Me
sumergí en Bill Viola en la primera gran retrospectiva que el
Guggenheim de Bilbao le dedicó. Fue una experiencia intensa,
epifánica. La vi solo, entregándole mi tiempo, dándole a cada uno
de sus vídeos todo lo que me pedía: disposición, vacío mental,
como un amante que no hace preguntas. Muchos de aquellos vídeos los
he vuelto a ver ahora, tres, al menos, quizá cuatro, me sieguen
impresionando, siguen conservando su potencia icónica y es posible
que mantengan su capacidad reveladora. No he tomado nota de sus
títulos, aunque podría describirlos, pero creo que no debo hacerlo.
La fuerza del arte consiste en que cada obra se abre de un modo
diferente a cada espectador y de un modo diferente en cada ocasión.
Y aquí reside mi decepción.

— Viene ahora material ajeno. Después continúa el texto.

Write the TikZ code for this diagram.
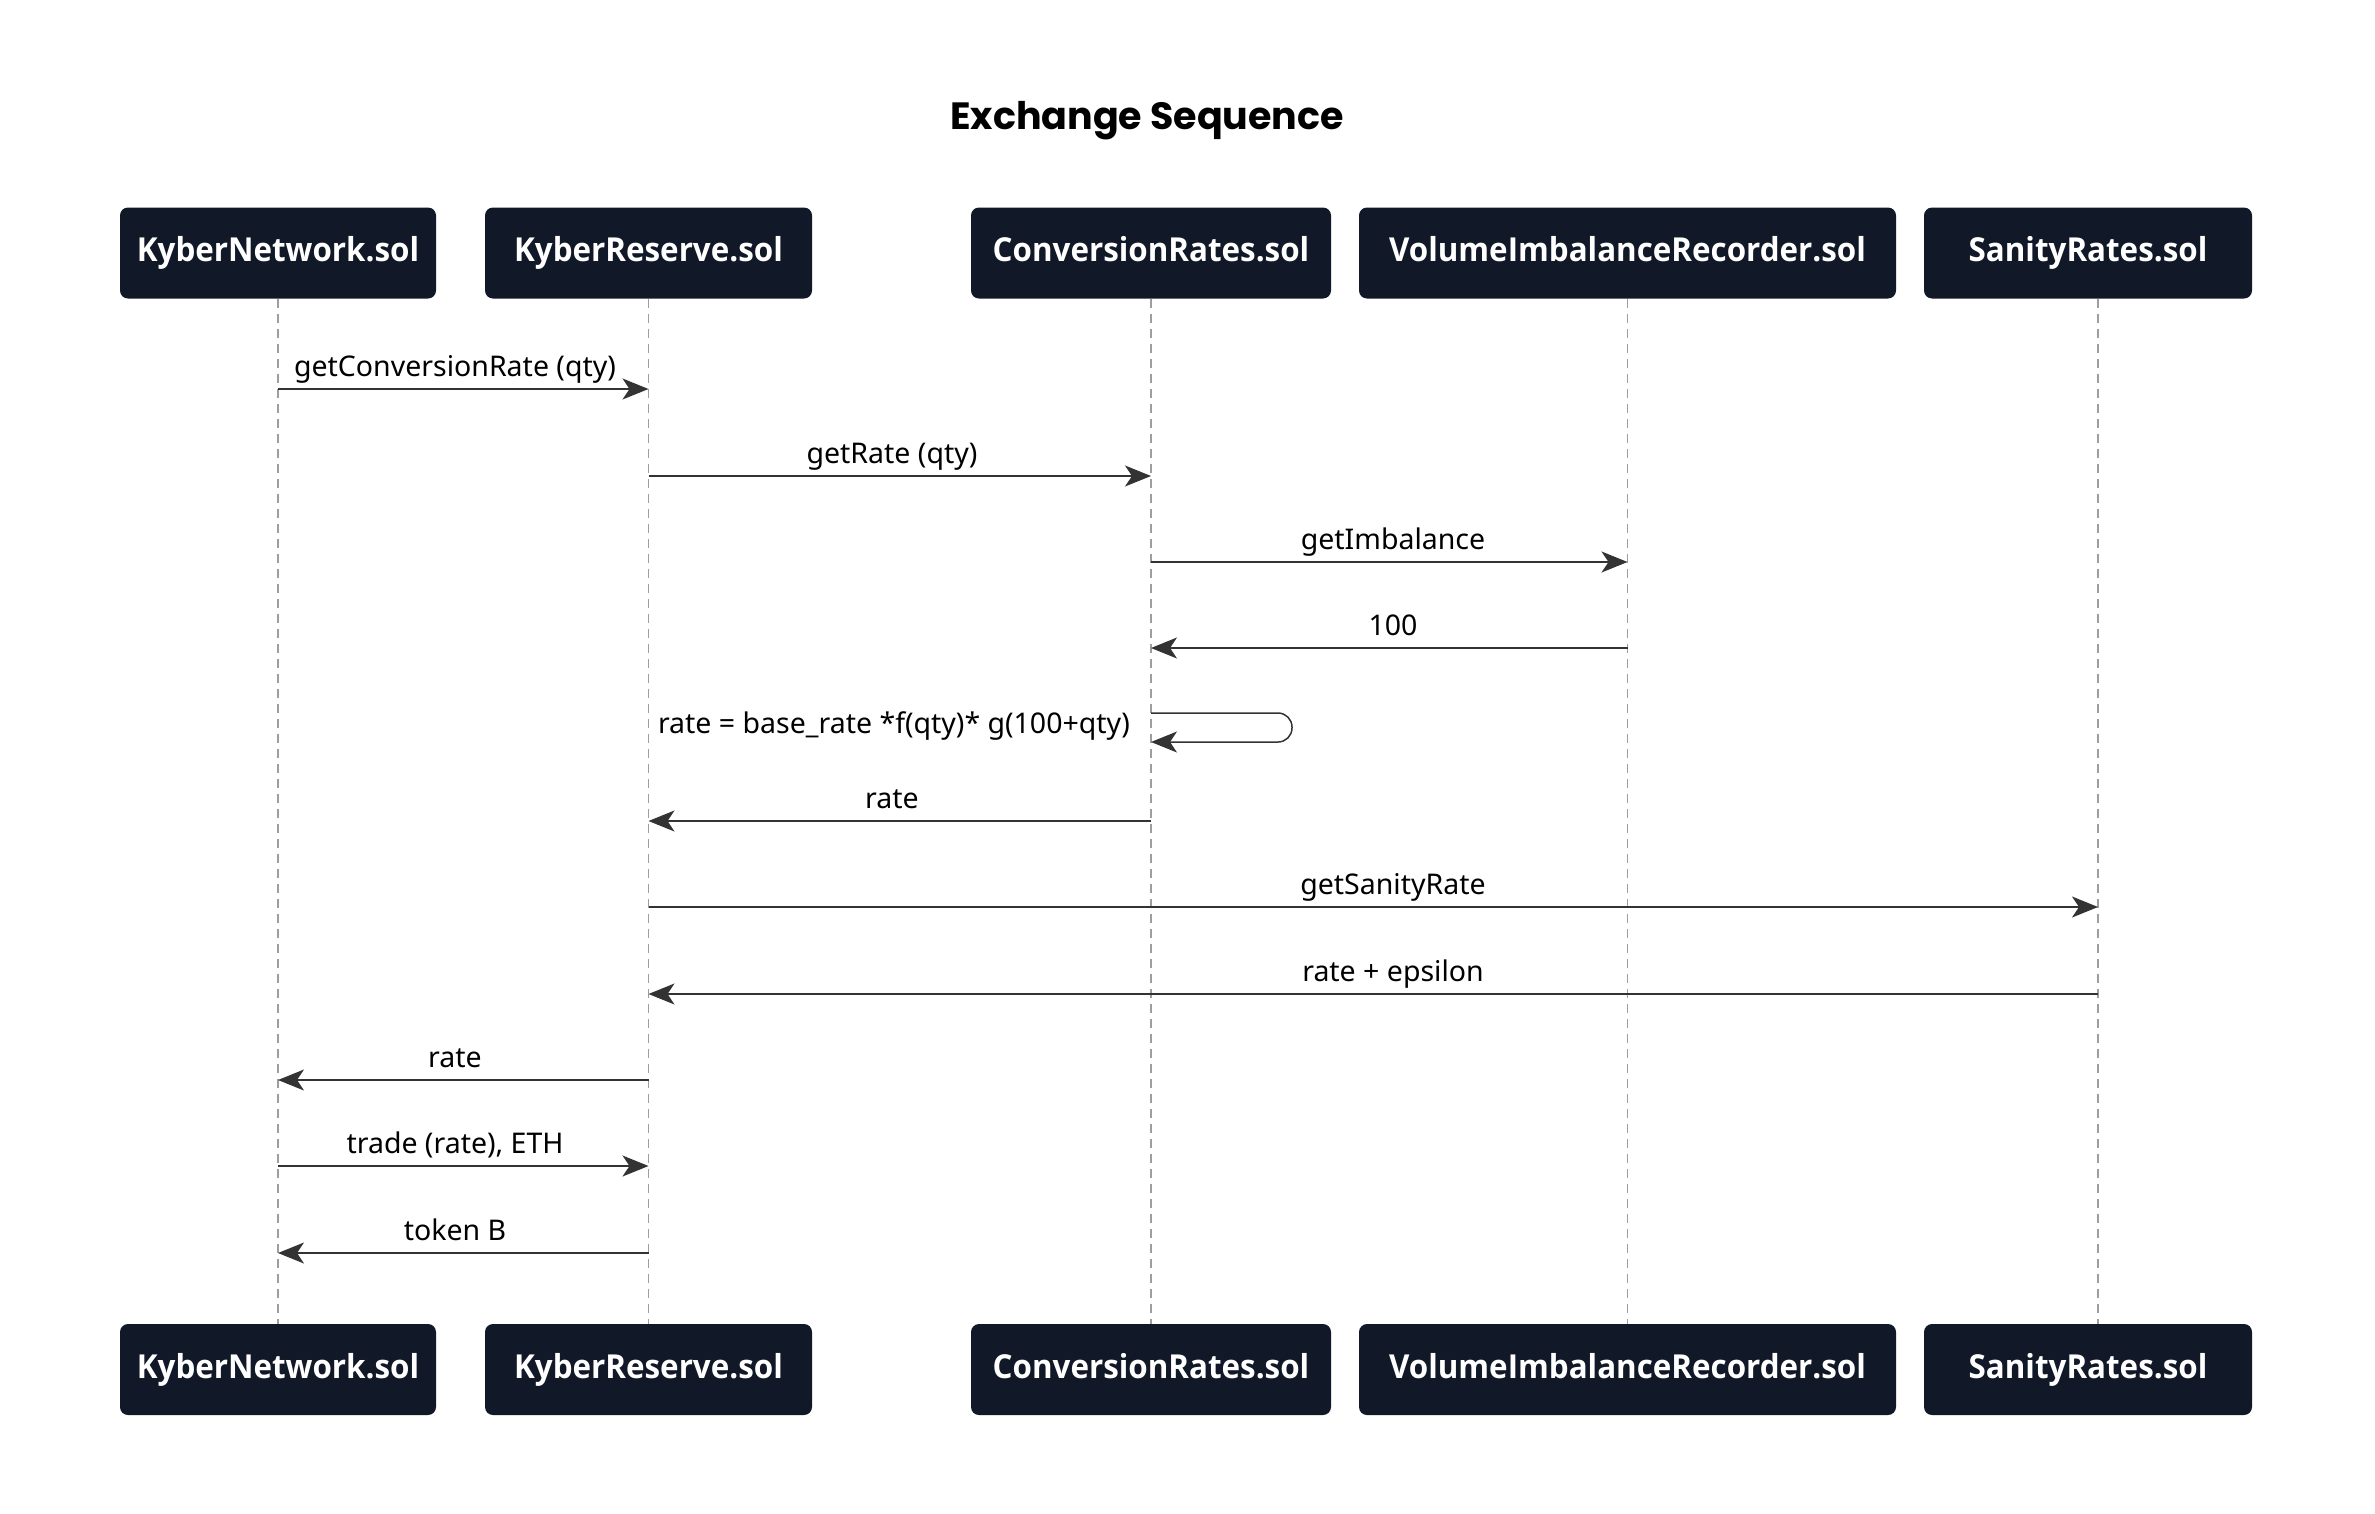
\documentclass[tikz,border=0pt]{standalone}
\usepackage{fontspec}
\setmainfont{Noto Sans}
\newfontfamily\titlefont{Poppins}
\newfontfamily\actorfont[FakeStretch=0.95]{Open Sans}
\usetikzlibrary{arrows.meta}
\definecolor{actorbg}{HTML}{111827}
\definecolor{msgline}{HTML}{333333}
\definecolor{lifegray}{HTML}{9E9E9E}

\begin{document}
\begin{tikzpicture}[x=1pt,y=-1pt]
    \tikzstyle{actor}=[rectangle, rounded corners=8pt, fill=actorbg, text=white, minimum height=91pt, inner sep=0pt, text height=24pt, text depth=7pt, font=\actorfont\bfseries\fontsize{33}{36}\selectfont]
    \tikzstyle{lifeline}=[draw=lifegray, line width=1.5pt, dash pattern=on 9pt off 6pt]
    \tikzstyle{msg}=[draw=msgline, line width=1.5pt, -{Stealth[length=26pt,width=21pt,inset=7pt]}]
    \tikzstyle{msglabel}=[anchor=base, inner sep=0pt, font=\fontsize{28.5}{32}\selectfont]
    \useasboundingbox (0,0) rectangle (2375,1513);
    \node (title) at (1147,121){\titlefont\bfseries\fontsize{38}{42}\selectfont Exchange Sequence};
    % participants, top row
    \node[actor, minimum width=316pt] (kn1) at (278,253){KyberNetwork.sol};
    \node[actor, minimum width=327pt] (kr1) at (648.5,253){KyberReserve.sol};
    \node[actor, minimum width=360pt] (cr1) at (1151,253){ConversionRates.sol};
    \node[actor, minimum width=537pt] (vir1) at (1627.5,253){VolumeImbalanceRecorder.sol};
    \node[actor, minimum width=328pt] (sr1) at (2088,253){SanityRates.sol};
    % participants, bottom row
    \node[actor, minimum width=316pt] (kn2) at (278,1369.5){KyberNetwork.sol};
    \node[actor, minimum width=327pt] (kr2) at (648.5,1369.5){KyberReserve.sol};
    \node[actor, minimum width=360pt] (cr2) at (1151,1369.5){ConversionRates.sol};
    \node[actor, minimum width=537pt] (vir2) at (1627.5,1369.5){VolumeImbalanceRecorder.sol};
    \node[actor, minimum width=328pt] (sr2) at (2088,1369.5){SanityRates.sol};
    \coordinate (srtop) at ([xshift=10pt]sr1.south);
    \coordinate (srbot) at ([xshift=10pt]sr2.north);
    \draw[lifeline] (kn1.south) -- (kn2.north);
    \draw[lifeline] (kr1.south) -- (kr2.north);
    \draw[lifeline] (cr1.south) -- (cr2.north);
    \draw[lifeline] (vir1.south) -- (vir2.north);
    \draw[lifeline] (srtop) -- (srbot);
    % messages
    \draw[msg] (kn1 |- 0,389) -- (kr1 |- 0,389);
    \node[msglabel] (m1) at (455,376){getConversionRate (qty)};
    \draw[msg] (kr1 |- 0,476) -- (cr1 |- 0,476);
    \node[msglabel] (m2) at (892,463){getRate (qty)};
    \draw[msg] (cr1 |- 0,562) -- (vir1 |- 0,562);
    \node[msglabel] (m3) at (1393,549){getImbalance};
    \draw[msg] (vir1 |- 0,648) -- (cr1 |- 0,648);
    \node[msglabel] (m4) at (1393,635){100};
    \draw[msg, rounded corners=14pt] (cr1 |- 0,713) -- (1292,713) -- (1292,742) -- (cr1 |- 0,742);
    \node[msglabel, anchor=base east] (m5) at (1130,733){rate = base\_rate *f(qty)* g(100+qty)};
    \draw[msg] (cr1 |- 0,821) -- (kr1 |- 0,821);
    \node[msglabel] (m6) at (892,808){rate};
    \draw[msg] (kr1 |- 0,907) -- (srtop |- 0,907);
    \node[msglabel] (m7) at (1393,894){getSanityRate};
    \draw[msg] (srtop |- 0,994) -- (kr1 |- 0,994);
    \node[msglabel] (m8) at (1393,981){rate + epsilon};
    \draw[msg] (kr1 |- 0,1080) -- (kn1 |- 0,1080);
    \node[msglabel] (m9) at (455,1067){rate};
    \draw[msg] (kn1 |- 0,1166) -- (kr1 |- 0,1166);
    \node[msglabel] (m10) at (455,1153){trade (rate), ETH};
    \draw[msg] (kr1 |- 0,1253) -- (kn1 |- 0,1253);
    \node[msglabel] (m11) at (455,1240){token B};
\end{tikzpicture}
\end{document}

Esta segunda vez mi perplejidad no se
ha mantenido. He tenido la impresión de que el significado de cada
obra estaba acotado, que las pautas de interpretación vienen dadas y
que quizá los modos de ver las obras de Viola no admitan tanta variación. Las obras maestras del pasado se renuevan cada vez que las vemos, nos descubren cosas en las que no habíamos reparado. Muchos vídeos me han parecido anodinos, especialmente los nuevos,
los que no había visto, quizá porque su potencia creadora ya no sea
la misma, quizá porque no me parecen nuevos. Veo en ellos ecos o
repeticiones de otras obras, de maestros de la historia del arte, lo
que me parece bien, y de las suyas propias, lo que quizá signifique
un colapso de la imaginación. Están los elementos, el agua, el
fuego, la humanidad cercada por ellos, el agua que nos limpia o nos
ahoga, el fuego que nos consume, pero eso ya lo había visto. He echado en falta, en esta retrospectiva, alguna de las obras que más me absorbieron, especialmente las de temática religiosa. Lo que
la obra de Bill Viola ha ganado en limpieza tecnológica, en técnica
digital, ha perdido en espontaneidad, en novedad, en sorpresa. Aunque
estoy seguro de que para el espectador primerizo supondrá una
revelación como la que para mí supuso la primera vez.